** START Material provided **

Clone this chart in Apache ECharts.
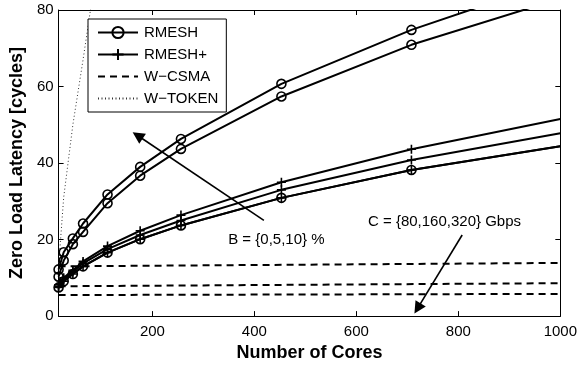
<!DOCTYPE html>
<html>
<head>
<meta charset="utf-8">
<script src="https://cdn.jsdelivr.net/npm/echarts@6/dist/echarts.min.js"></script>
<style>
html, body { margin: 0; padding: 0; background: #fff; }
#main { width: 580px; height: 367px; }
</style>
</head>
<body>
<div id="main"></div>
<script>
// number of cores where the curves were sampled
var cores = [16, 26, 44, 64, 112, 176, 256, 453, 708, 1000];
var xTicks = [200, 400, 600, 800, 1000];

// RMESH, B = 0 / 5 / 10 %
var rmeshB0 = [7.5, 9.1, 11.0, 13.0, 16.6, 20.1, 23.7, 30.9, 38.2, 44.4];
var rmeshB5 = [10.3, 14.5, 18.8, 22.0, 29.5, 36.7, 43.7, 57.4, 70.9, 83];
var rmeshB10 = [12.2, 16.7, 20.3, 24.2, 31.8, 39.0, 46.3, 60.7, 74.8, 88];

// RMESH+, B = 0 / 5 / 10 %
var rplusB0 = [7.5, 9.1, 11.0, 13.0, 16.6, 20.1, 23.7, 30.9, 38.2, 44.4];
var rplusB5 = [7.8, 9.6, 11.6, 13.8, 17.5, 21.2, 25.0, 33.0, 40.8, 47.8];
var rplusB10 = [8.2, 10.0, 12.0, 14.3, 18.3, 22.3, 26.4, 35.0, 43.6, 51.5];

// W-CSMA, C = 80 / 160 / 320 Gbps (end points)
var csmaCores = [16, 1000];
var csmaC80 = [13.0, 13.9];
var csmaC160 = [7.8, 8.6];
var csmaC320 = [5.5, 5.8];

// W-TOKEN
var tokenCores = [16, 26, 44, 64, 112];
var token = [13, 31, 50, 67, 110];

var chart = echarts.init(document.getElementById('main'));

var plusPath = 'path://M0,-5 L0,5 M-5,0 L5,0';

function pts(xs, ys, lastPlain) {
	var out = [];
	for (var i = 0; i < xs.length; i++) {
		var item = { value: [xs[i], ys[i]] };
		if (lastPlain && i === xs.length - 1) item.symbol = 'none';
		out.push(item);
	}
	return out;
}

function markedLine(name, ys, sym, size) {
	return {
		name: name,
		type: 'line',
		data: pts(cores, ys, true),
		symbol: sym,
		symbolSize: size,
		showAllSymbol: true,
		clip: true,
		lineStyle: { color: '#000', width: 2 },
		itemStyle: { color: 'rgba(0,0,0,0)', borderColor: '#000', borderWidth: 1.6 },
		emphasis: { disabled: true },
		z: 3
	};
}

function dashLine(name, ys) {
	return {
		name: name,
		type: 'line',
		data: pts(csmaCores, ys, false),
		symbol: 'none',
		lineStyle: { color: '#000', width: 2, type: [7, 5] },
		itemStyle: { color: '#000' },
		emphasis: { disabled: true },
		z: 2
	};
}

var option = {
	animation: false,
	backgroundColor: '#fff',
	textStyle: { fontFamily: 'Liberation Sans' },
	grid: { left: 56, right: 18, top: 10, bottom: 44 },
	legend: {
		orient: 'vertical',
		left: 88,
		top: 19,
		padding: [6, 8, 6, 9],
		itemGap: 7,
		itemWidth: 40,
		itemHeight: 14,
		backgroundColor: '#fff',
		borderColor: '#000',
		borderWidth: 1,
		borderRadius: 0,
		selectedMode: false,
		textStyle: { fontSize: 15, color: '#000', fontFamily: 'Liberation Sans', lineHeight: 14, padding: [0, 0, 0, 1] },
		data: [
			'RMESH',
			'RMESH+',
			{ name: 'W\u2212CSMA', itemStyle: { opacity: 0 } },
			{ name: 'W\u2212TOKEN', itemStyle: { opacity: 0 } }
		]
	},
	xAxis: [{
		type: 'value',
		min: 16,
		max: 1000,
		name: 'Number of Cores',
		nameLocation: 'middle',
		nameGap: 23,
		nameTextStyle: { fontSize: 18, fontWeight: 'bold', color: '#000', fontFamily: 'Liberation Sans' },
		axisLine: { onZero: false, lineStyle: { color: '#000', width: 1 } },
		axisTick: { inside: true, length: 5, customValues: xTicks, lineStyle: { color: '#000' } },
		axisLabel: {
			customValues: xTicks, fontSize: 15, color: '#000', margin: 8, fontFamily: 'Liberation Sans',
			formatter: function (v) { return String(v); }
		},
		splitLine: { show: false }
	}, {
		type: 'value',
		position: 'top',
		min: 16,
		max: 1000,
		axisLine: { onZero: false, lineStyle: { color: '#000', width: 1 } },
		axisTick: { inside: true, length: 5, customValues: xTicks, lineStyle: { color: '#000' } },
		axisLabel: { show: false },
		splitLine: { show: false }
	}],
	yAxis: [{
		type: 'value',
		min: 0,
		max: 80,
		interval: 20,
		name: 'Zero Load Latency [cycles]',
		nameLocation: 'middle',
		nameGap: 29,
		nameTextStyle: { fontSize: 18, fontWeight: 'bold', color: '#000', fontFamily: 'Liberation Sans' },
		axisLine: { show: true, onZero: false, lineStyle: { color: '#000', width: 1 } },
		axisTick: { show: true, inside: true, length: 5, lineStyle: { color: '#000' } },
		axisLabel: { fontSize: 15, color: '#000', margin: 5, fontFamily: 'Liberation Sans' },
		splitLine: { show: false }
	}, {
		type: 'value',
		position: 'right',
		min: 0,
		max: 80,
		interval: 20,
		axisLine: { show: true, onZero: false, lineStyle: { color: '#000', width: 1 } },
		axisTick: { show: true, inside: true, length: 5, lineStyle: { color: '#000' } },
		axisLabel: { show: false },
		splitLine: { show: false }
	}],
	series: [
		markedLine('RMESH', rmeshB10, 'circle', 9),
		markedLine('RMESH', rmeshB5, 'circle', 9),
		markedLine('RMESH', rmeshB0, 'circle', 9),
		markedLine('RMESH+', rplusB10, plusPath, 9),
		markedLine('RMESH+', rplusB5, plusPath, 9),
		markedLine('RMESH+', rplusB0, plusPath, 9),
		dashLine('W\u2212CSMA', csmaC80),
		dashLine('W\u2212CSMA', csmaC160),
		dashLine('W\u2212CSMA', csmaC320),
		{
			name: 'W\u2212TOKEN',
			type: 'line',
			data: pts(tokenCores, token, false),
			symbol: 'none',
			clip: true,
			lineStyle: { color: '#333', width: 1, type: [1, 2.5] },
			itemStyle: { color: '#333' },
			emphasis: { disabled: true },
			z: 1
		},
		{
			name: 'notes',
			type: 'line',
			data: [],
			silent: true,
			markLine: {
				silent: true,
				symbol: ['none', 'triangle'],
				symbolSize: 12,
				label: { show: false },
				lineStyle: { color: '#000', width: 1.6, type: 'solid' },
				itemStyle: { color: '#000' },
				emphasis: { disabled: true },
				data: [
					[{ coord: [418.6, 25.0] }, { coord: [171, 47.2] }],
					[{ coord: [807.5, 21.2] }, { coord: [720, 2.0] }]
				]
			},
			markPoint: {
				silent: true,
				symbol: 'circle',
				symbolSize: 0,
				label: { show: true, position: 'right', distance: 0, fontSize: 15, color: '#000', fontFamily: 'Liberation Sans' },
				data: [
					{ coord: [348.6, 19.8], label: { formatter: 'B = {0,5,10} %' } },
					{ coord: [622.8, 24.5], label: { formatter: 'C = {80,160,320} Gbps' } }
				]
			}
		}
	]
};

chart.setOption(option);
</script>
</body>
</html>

** END Material provided **

[Exercise directions]: Begin at the first line of the material and copy each line exactly through the one containing "var xTicks = [200, 400, 600, 800, 1000];". Omit pictures.

[Result for this exercise]:
Clone this chart in Apache ECharts.
<!DOCTYPE html>
<html>
<head>
<meta charset="utf-8">
<script src="https://cdn.jsdelivr.net/npm/echarts@6/dist/echarts.min.js"></script>
<style>
html, body { margin: 0; padding: 0; background: #fff; }
#main { width: 580px; height: 367px; }
</style>
</head>
<body>
<div id="main"></div>
<script>
// number of cores where the curves were sampled
var cores = [16, 26, 44, 64, 112, 176, 256, 453, 708, 1000];
var xTicks = [200, 400, 600, 800, 1000];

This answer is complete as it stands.